Anforderungen an eine Berufungsbegründung

Eine Berufungsbegründung muss nicht als solche bezeichnet werden, es muss nur erkennbar sein, dass die Ausführungen die Berufung begründen sollen. Eine Verwerfung der Berufung entgegen dieses Grundsatzes verletzt nach Ansicht des Bundesgerichtshofs das rechtliche Gehör und den effektiven Rechtsschutz der Partei. Der BGH verlangt aber darüber hinaus eine gesetzmäßige Begründung der Berufung, um sie als zulässig zu betrachten.

Berufung begründet oder nicht?

Eine Vermieterin verklagte ihre Mieterin auf Räumung und gewann den Prozess vor dem Amtsgericht Mülheim an der Ruhr. Noch am Tag der Zustellung des Urteils erhob die Mieterin durch ihren Anwalt Berufung und beantragte Vollstreckungsschutz. Im Anschluss an die Anträge erklärte der Prozessbevollmächtigte auf wenigen Zeilen sinngemäß, dass die Mieterin unter schweren Depressionen leide und krankheitsbedingt die Wohnung trotz guten Willens nicht ordnungsgemäß herausgeben könne. Er kündigte eine "weitere Begründung" an, die aber nicht erfolgte. Auf Hinweis des Landgerichts Duisburg, dass keine Begründung eingegangen sei, antwortete der Anwalt, die ersten Zeilen seien die Begründung gewesen, weitere Ausführungen hätten sich "als entbehrlich" erwiesen. Das Gericht verwarf die Berufung als unzulässig, weil sie nicht begründet worden sei. Daraufhin erhob die Mieterin Rechtsbeschwerde zum Bundesgerichtshof – im Ergebnis ohne Erfolg.

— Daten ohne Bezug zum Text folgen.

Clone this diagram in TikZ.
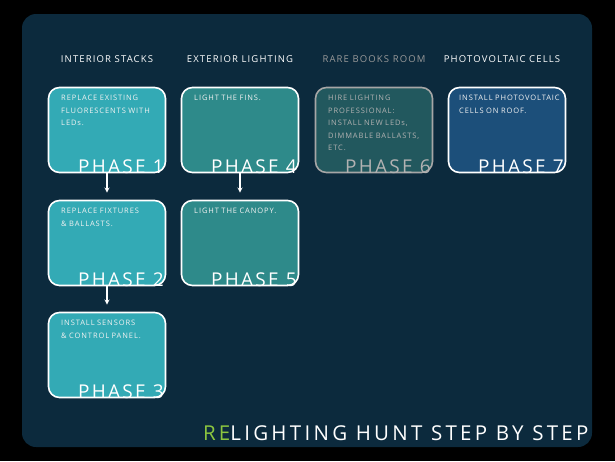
\documentclass[tikz,border=0pt]{standalone}
\usepackage{fontspec}
\setmainfont{Open Sans}
\newfontfamily\spaced[LetterSpace=12]{Open Sans}
\newfontfamily\wide[LetterSpace=16]{Open Sans}
\definecolor{panel}{HTML}{0C2A3D}
\definecolor{stacks}{HTML}{33AAB5}
\definecolor{exterior}{HTML}{2E8A8A}
\definecolor{rare}{HTML}{22585E}
\definecolor{solar}{HTML}{1C4F7A}
\definecolor{regreen}{HTML}{8CC63F}
\tikzset{%
  phase/.style  = {draw=white, line width=1.6pt, rounded corners=11pt,%
                   minimum width=117pt, minimum height=85pt, inner sep=0pt},%
  task/.style   = {text=white!90!gray, font=\spaced\fontsize{7.5}{12.5}\selectfont,%
                   align=left, anchor=north west, text width=110pt},%
  tag/.style    = {text=white, font=\spaced\fontsize{19}{19}\selectfont, anchor=base east},%
  head/.style   = {text=white, font=\spaced\fontsize{9.5}{10}\selectfont},%
  nextphase/.style = {->, >=stealth, white, line width=1.3pt}%
}
\begin{document}
\begin{tikzpicture}[x=1pt,y=-1pt]
	\fill[black] (0,0) rectangle (615,461);
	\useasboundingbox (0,0) rectangle (615,461);
	\fill[panel, rounded corners=14pt] (22,14) rectangle (592,447);
	% column heads
	\node[head] (hstacks) at (107,59) {INTERIOR STACKS};
	\node[head] (hext) at (240,59) {EXTERIOR LIGHTING};
	\node[head, text=gray!80] (hrare) at (374,59) {RARE BOOKS ROOM};
	\node[head] (hsolar) at (502,59) {PHOTOVOLTAIC CELLS};
	% phase boxes
	\node[phase, fill=stacks] (p1) at (107,130) {};
	\node[phase, fill=stacks] (p2) at (107,243) {};
	\node[phase, fill=stacks] (p3) at (107,355) {};
	\node[phase, fill=exterior] (p4) at (240,130) {};
	\node[phase, fill=exterior] (p5) at (240,243) {};
	\node[phase, fill=rare, draw=gray!70] (p6) at (374,130) {};
	\node[phase, fill=solar] (p7) at (507,130) {};
	% texts
	\node[task] at ([shift={(10,5)}]p1.north west) {REPLACE EXISTING\\FLUORESCENTS WITH\\LEDs.};
	\node[task] at ([shift={(10,5)}]p2.north west) {REPLACE FIXTURES\\\& BALLASTS.};
	\node[task] at ([shift={(10,5)}]p3.north west) {INSTALL SENSORS\\\& CONTROL PANEL.};
	\node[task] at ([shift={(10,5)}]p4.north west) {LIGHT THE FINS.};
	\node[task] at ([shift={(10,5)}]p5.north west) {LIGHT THE CANOPY.};
	\node[task, text=gray!60] at ([shift={(10,5)}]p6.north west) {HIRE LIGHTING\\PROFESSIONAL:\\INSTALL NEW LEDs,\\DIMMABLE BALLASTS,\\ETC.};
	\node[task] at ([shift={(8,5)}]p7.north west) {INSTALL PHOTOVOLTAIC\\CELLS ON ROOF.};
	\node[tag] at ([shift={(1,0)}]p1.south east) {PHASE 1};
	\node[tag] at ([shift={(1,0)}]p2.south east) {PHASE 2};
	\node[tag] at ([shift={(1,0)}]p3.south east) {PHASE 3};
	\node[tag] at ([shift={(1,0)}]p4.south east) {PHASE 4};
	\node[tag] at ([shift={(1,0)}]p5.south east) {PHASE 5};
	\node[tag, text=gray!60] at ([shift={(1,0)}]p6.south east) {PHASE 6};
	\node[tag] at ([shift={(1,0)}]p7.south east) {PHASE 7};
	% arrows
	\draw[nextphase] (p1.south) -- ([yshift=7]p2.north);
	\draw[nextphase] (p2.south) -- ([yshift=7]p3.north);
	\draw[nextphase] (p4.south) -- ([yshift=7]p5.north);
	% title
	\node[text=white, anchor=base east, font=\wide\fontsize{20.5}{21}\selectfont] (title) at (592,440)
		{\textcolor{regreen}{RE}LIGHTING HUNT STEP BY STEP};
\end{tikzpicture}
\end{document}
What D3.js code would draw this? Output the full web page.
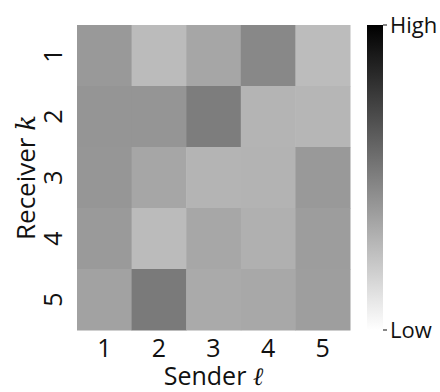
<!DOCTYPE html>
<html>
<head>
<meta charset="utf-8">
<script src="https://cdn.jsdelivr.net/npm/d3@7"></script>
<style>
body{margin:0;background:#fff;}
text{font-family:"Open Sans","DejaVu Sans",sans-serif;fill:#111;}
</style>
</head>
<body>
<svg id="chart"></svg>
<script>
var width=440, height=392;
var senders=["1","2","3","4","5"];
var receivers=["1","2","3","4","5"];
// rows = receiver k, columns = sender l (0 = low, 1 = high)
var row1=[0.40,0.265,0.35,0.465,0.262];
var row2=[0.415,0.415,0.51,0.295,0.285];
var row3=[0.41,0.35,0.295,0.30,0.40];
var row4=[0.395,0.265,0.345,0.31,0.385];
var row5=[0.365,0.52,0.335,0.34,0.38];
var rows=[row1,row2,row3,row4,row5];
var cbLabels=["Low","High"];

var cells=[];
rows.forEach(function(r,i){
  r.forEach(function(v,j){ cells.push({k:receivers[i],l:senders[j],v:v}); });
});

var pLeft=77, pRight=350, pTop=25, pBottom=330;
var svg=d3.select("#chart").attr("width",width).attr("height",height);

var x=d3.scaleBand().domain(senders).range([pLeft,pRight]);
var y=d3.scaleBand().domain(receivers).range([pTop,pBottom]);
var color=d3.scaleLinear().domain([0,1]).range(["#ffffff","#000000"]);

svg.selectAll("rect.cell")
  .data(cells)
  .enter().append("rect")
  .attr("class","cell")
  .attr("x",function(d){return x(d.l);})
  .attr("y",function(d){return y(d.k);})
  .attr("width",x.bandwidth()+0.5)
  .attr("height",y.bandwidth()+0.5)
  .attr("fill",function(d){return color(d.v);});

// x tick labels
svg.selectAll("text.xt")
  .data(senders)
  .enter().append("text")
  .attr("class","xt")
  .attr("x",function(d){return x(d)+x.bandwidth()/2;})
  .attr("y",357)
  .attr("text-anchor","middle")
  .attr("font-size",25)
  .text(function(d){return d;});

// y tick labels (rotated)
svg.selectAll("text.yt")
  .data(receivers)
  .enter().append("text")
  .attr("class","yt")
  .attr("transform",function(d){return "translate(62,"+(y(d)+y.bandwidth()/2)+") rotate(-90)";})
  .attr("text-anchor","middle")
  .attr("font-size",25)
  .text(function(d){return d;});

// axis titles
var xl=svg.append("text")
  .attr("x",(pLeft+pRight)/2)
  .attr("y",385)
  .attr("text-anchor","middle")
  .attr("font-size",25);
xl.append("tspan").text("Sender ");
xl.append("tspan").attr("font-family","DejaVu Serif").attr("font-style","italic").text("ℓ");

var yl=svg.append("text")
  .attr("transform","translate(35,"+((pTop+pBottom)/2)+") rotate(-90)")
  .attr("text-anchor","middle")
  .attr("font-size",26);
yl.append("tspan").text("Receiver ");
yl.append("tspan").attr("font-family","DejaVu Serif").attr("font-style","italic").text("k");

// colorbar
var cbY=d3.scaleLinear().domain([0,1]).range([pBottom,pTop]);
var grad=svg.append("defs").append("linearGradient")
  .attr("id","cb").attr("x1",0).attr("y1",1).attr("x2",0).attr("y2",0);
d3.range(0,1.01,0.1).forEach(function(t){
  grad.append("stop").attr("offset",t).attr("stop-color",color(t));
});
svg.append("rect")
  .attr("x",367).attr("y",cbY(1))
  .attr("width",16).attr("height",cbY(0)-cbY(1))
  .attr("fill","url(#cb)");

svg.selectAll("line.cbt")
  .data([0,1])
  .enter().append("line")
  .attr("x1",383).attr("x2",387)
  .attr("y1",function(d){return cbY(d);})
  .attr("y2",function(d){return cbY(d);})
  .attr("stroke","#111").attr("stroke-width",1);

svg.selectAll("text.cbl")
  .data([0,1])
  .enter().append("text")
  .attr("x",390)
  .attr("y",function(d){return cbY(d);})
  .attr("dy","0.35em")
  .attr("font-size",22)
  .text(function(d){return cbLabels[d];});
</script>
</body>
</html>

Landgericht hat rechtliches Gehör versagt

Die Karlsruher Richter hoben hervor, dass eine Berufungsbegründung nach § 522 Abs. 1 Satz 2 ZPO nicht unbedingt als "Begründung" bezeichnet werden muss, um als solche erkannt zu werden. Im Zweifel sei stets das gewollt, was vernünftig ist. Deshalb hätte das LG Duisburg in Betracht ziehen müssen, dass der Text unter den Anträgen eine Begründung sowohl für den Vollstreckungsschutzantrag als auch für die Berufung ist. Dafür spreche das Fehlen von Sinnabschnitten, die sich ausdrücklich auf die Anträge beziehen würden. Der Inhalt der Ausführungen kann nach Ansicht der Bundesrichter auch auf das angegriffene Räumungsurteil bezogen werden. Die Rechtsbeschwerde sei damit zulässig, weil das LG der Mieterin sowohl das rechtliche Gehör als auch den effektiven Rechtsschutz versagt habe.

Berufung war trotzdem unzulässig

Die Ausführungen unter den Anträgen genügten dem VIII. Zivilsenat zufolge aber den Anforderungen des § 520 Abs. 3 Satz 2 Nr. 2 und 3 ZPO nicht: Die Begründung hätte danach konkret ausführen müssen, worin die Mieterin die Richtigkeit oder Vollständigkeit der Feststellungen im Urteil bezweifle. Auch fehlte eine Bezeichnung der Umstände, aus denen sich aus dem Urteil eine Rechtsverletzung ergebe. Eine bloße Krankheitsbeschreibung lasse einen Bezug zu dem erstinstanzlichen Urteil nicht erkennen: Es sei noch nicht einmal ersichtlich, ob die Berufung das Fehlen oder nur die fehlerhafte Gewichtung dieses Umstandes rüge.

BGH, Beschluss vom 13.12.2022 - VIII ZB 43/22

Redaktion beck-aktuell, 27. Januar 2023.